EXTRACTED RECORDS:
* * *

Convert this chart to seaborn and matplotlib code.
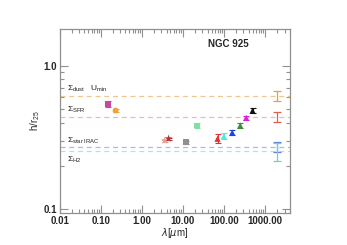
import matplotlib
matplotlib.use("Agg")
import matplotlib.pyplot as plt
import matplotlib.ticker as mticker
import numpy as np
import pandas as pd
import seaborn as sns

# band measurements: h/r25 against wavelength
bands = ["FUV", "NUV", "IRAC3.6", "IRAC4.5", "W12", "MIPS24", "PACS70",
         "PACS100", "PACS160", "SPIRE250", "SPIRE350", "SPIRE500"]
wavelength = [0.153, 0.23, 3.6, 4.5, 12.0, 22.0, 70.0, 100.0, 160.0, 250.0, 350.0, 500.0]
h_r25 = [0.54, 0.486, 0.300, 0.310, 0.293, 0.382, 0.309, 0.322, 0.341, 0.382, 0.432, 0.484]
h_err = [0.022, 0.010, 0.005, 0.005, 0.007, 0.014, 0.022, 0.015, 0.013, 0.015, 0.014, 0.018]
band_colors = ["#c8489c", "#f0a040", "#e8a090", "#b03838", "#909090", "#80e0a0",
               "#e03030", "#50e8e8", "#2040e0", "#3c8c3c", "#e020e0", "#101010"]
band_markers = ["s", "o", "*", "*", "s", "s", "^", "^", "^", "^", "^", "^"]
band_sizes = [18, 18, 34, 34, 18, 18, 20, 20, 20, 20, 20, 20]

# surface-density scale lengths (horizontal lines) and their ranges
maps = ["dust", "SFR", "star", "H2"]
map_value = [0.617, 0.437, 0.270, 0.252]
map_lo = [0.570, 0.404, 0.248, 0.217]
map_hi = [0.667, 0.474, 0.294, 0.288]
map_colors = ["#e8a040", "#e06050", "#6080e0", "#60d8d0"]
line_colors = ["#ecc890", "#f4b8b0", "#a8b8f0", "#a8e8e0"]
map_x = 2000.0
map_labels = [r"$\Sigma_{\rm dust}$   U$_{\rm min}$", r"$\Sigma_{\rm SFR}$",
              r"$\Sigma_{\rm star\ IRAC}$", r"$\Sigma_{\rm H2}$"]
label_y = [0.69, 0.49, 0.30, 0.222]

sns.set_style("ticks")
plt.rcParams["font.family"] = ["Liberation Sans", "DejaVu Sans"]
plt.rcParams["mathtext.fontset"] = "custom"
plt.rcParams["mathtext.rm"] = "Liberation Sans"

fig = plt.figure(figsize=(3.47, 2.45), dpi=100)
ax = fig.add_axes([0.172, 0.131, 0.664, 0.751])

for val, c in zip(map_value, line_colors):
    ax.axhline(val, color=c, ls=(0, (4, 3)), lw=0.9, zorder=1)

for val, lo, hi, c in zip(map_value, map_lo, map_hi, map_colors):
    ax.errorbar([map_x], [val], yerr=[[val - lo], [hi - val]], fmt="none",
                ecolor=c, elinewidth=0.9, capsize=3, capthick=0.9, zorder=3)

for wl, h, e, c in zip(wavelength, h_r25, h_err, band_colors):
    ax.errorbar([wl], [h], yerr=[e], fmt="none", ecolor=c,
                elinewidth=0.8, capsize=2.5, capthick=0.8, zorder=3)

df = pd.DataFrame({"wl": wavelength, "h": h_r25, "band": bands})
sns.scatterplot(data=df, x="wl", y="h", hue="band", style="band", size="band",
                palette=dict(zip(bands, band_colors)),
                markers=dict(zip(bands, band_markers)),
                sizes=dict(zip(bands, band_sizes)),
                edgecolor="none", legend=False, ax=ax, zorder=4)

ax.set_xscale("log")
ax.set_yscale("log")
ax.set_xlim(0.01, 4100)
ax.set_ylim(0.094, 1.8)

ax.set_xticks([0.01, 0.1, 1, 10, 100, 1000])
ax.set_xticklabels(["0.01", "0.10", "1.00", "10.00", "100.00", "1000.00"])
ax.set_yticks([0.1, 1.0])
ax.set_yticklabels(["0.1", "1.0"])
ax.xaxis.set_minor_locator(mticker.LogLocator(base=10, subs=np.arange(2, 10)))
ax.yaxis.set_minor_locator(mticker.LogLocator(base=10, subs=np.arange(2, 10)))
ax.xaxis.set_minor_formatter(mticker.NullFormatter())
ax.yaxis.set_minor_formatter(mticker.NullFormatter())

ax.tick_params(which="both", direction="in", top=True, right=True,
               color="#909090", width=0.8)
ax.tick_params(which="major", length=6, labelsize=7, pad=2)
ax.tick_params(which="minor", length=3)
for lab in ax.get_xticklabels() + ax.get_yticklabels():
    lab.set_fontweight("bold")
for sp in ax.spines.values():
    sp.set_color("#909090")
    sp.set_linewidth(0.9)

ax.set_xlabel(r"$\lambda$[$\mu$m]", fontsize=7, labelpad=0)
ax.set_ylabel(r"h/r$_{25}$", fontsize=7, labelpad=1)

for txt, yy in zip(map_labels, label_y):
    ax.text(0.015, yy, txt, fontsize=6, va="center", ha="left", color="#202020")

ax.text(126, 1.42, "NGC 925", fontsize=7, fontweight="bold", ha="center", va="center")

fig.savefig("out.png", dpi=100, facecolor="white")
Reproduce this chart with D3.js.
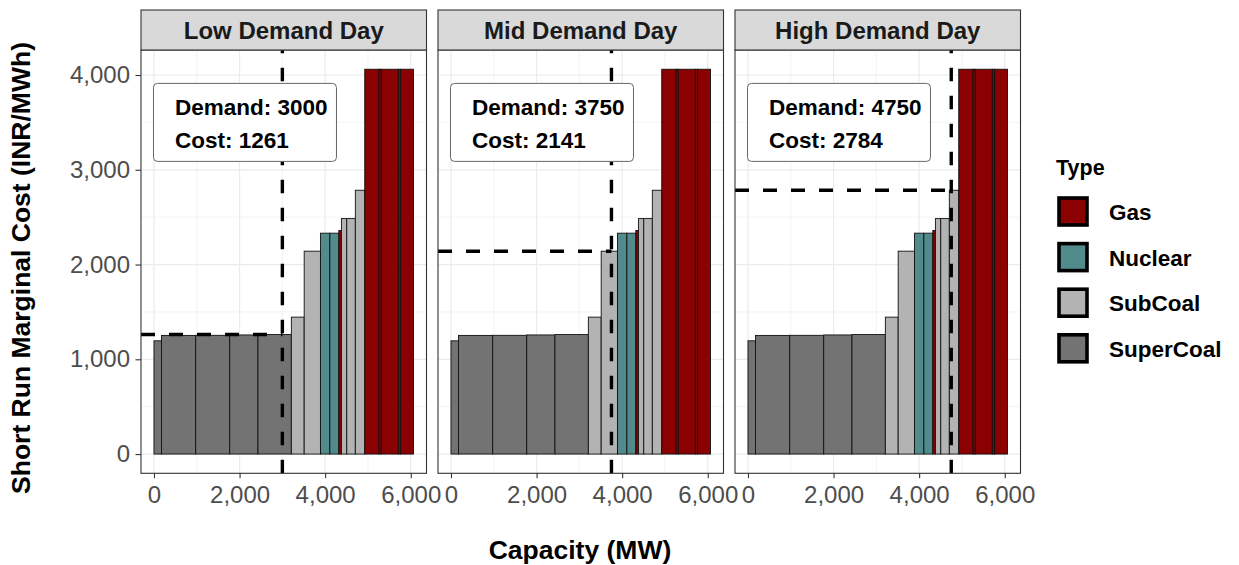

* * *

WHAT IS ASKED: Look at the listing and set down only the lines from its start through the line with "import seaborn as sns", word for word and without pictures.

WORKED SOLUTION:
Convert this chart to seaborn and matplotlib code.
import matplotlib
matplotlib.use("Agg")
import matplotlib.pyplot as plt
import matplotlib.ticker as mticker
import numpy as np
import pandas as pd
import seaborn as sns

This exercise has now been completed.